Of course at first the whole new layer of physical matter twenty-five miles thick was incandescent, but the cooling and solidification of the surface prepared the way for the establishment thereon of the geological deposits with which we are familiar, and, eventually, for the development of the vegetable and animal kingdoms.
I have been interested in finding since I have been at work upon this interpretation of the Earth's constitution, that in other schools of oriental occultism besides that with which my own opportunities have chiefly brought me into contact, the Earth is described as resembling in its constitution "the skins of an onion."
The subject has not hitherto been treated in any western exposition of theosophic teaching, but the main ideas of the present explanation are vaguely in circulation already among the pupils of some eastern occultists, even though the onion with its skins would not constitute a satisfactory analogy for the western scientific mind once directed to the problems of the Earth's constitution.
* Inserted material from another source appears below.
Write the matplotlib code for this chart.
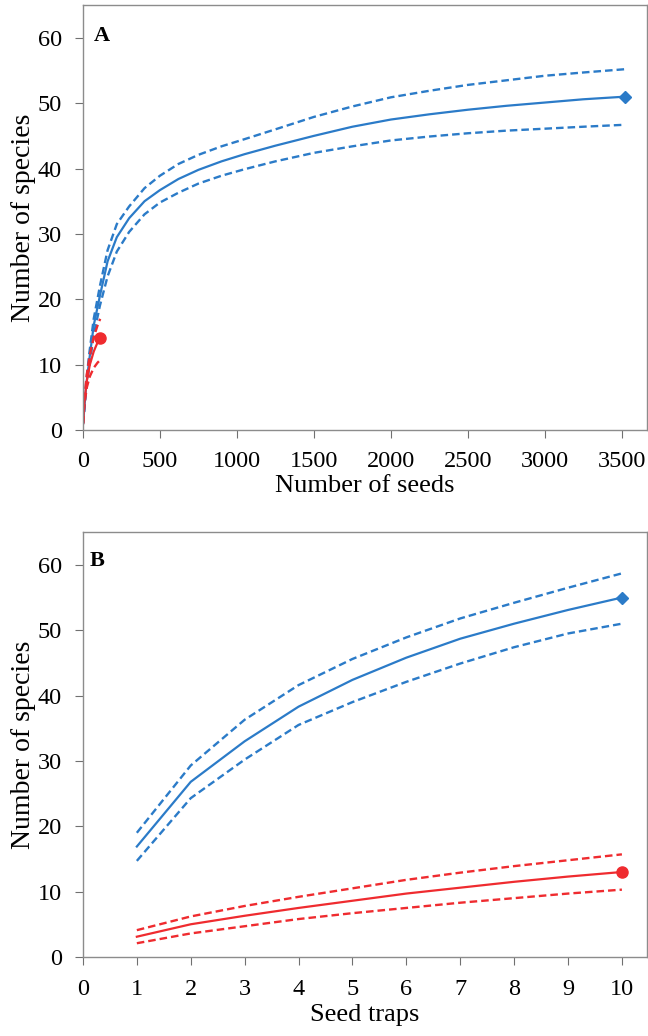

In some earlier theosophic writings vague reference has been made to "the Spirit of the Earth." There is such a Spirit, belonging to an evolution quite apart from our own, who is in the first instance an emanation from the stupendous life of the Sun. And such an emanation is the first step taken in connection with the creation of any planet of the system.
It is by his power that the meteor streams are guided in the paths of those tremendous collisions which give rise to the successive nebulous clouds required for the construction of the successive concentric spheres. The nucleus-globe remains to the end of the planet's life his great workshop — if the phrase may be allowed — and storehouse of those incomprehensible energies which maintain the physical health of the planet.
The heat of the interior of the central globe far exceeds any temperature maintained in the interstitial spaces, and a vast army of Elemental Agencies is employed there, under the direction of the Spirit of the Earth, on tasks the nature of which is utterly beyond the range of our present comprehension. But our world somehow depends for its continued life on the activities carried on in the central globe, and they are never relaxed until the planet concerned has fulfilled its destiny and the time has come for its decease or disintegration.
OBSERVATIONS
The original Theosophical instructors (Kuthumi, Morya, Blavatsky and William Judge) did not detail how the Earth formed; they only stated that it was initially an incandescent globe of cosmic dust that gradually densified.
These explanations given by Alfred Sinnett are a mixture of what he read, the answers he received from elementals in the séances he conducted, and his own speculations.
Furthermore, I dislike his use of the word "nebula" to refer to the cloud of dust and gas from which the Earth formed, because although nebulae are also clouds of dust and gas, their size is far more immense.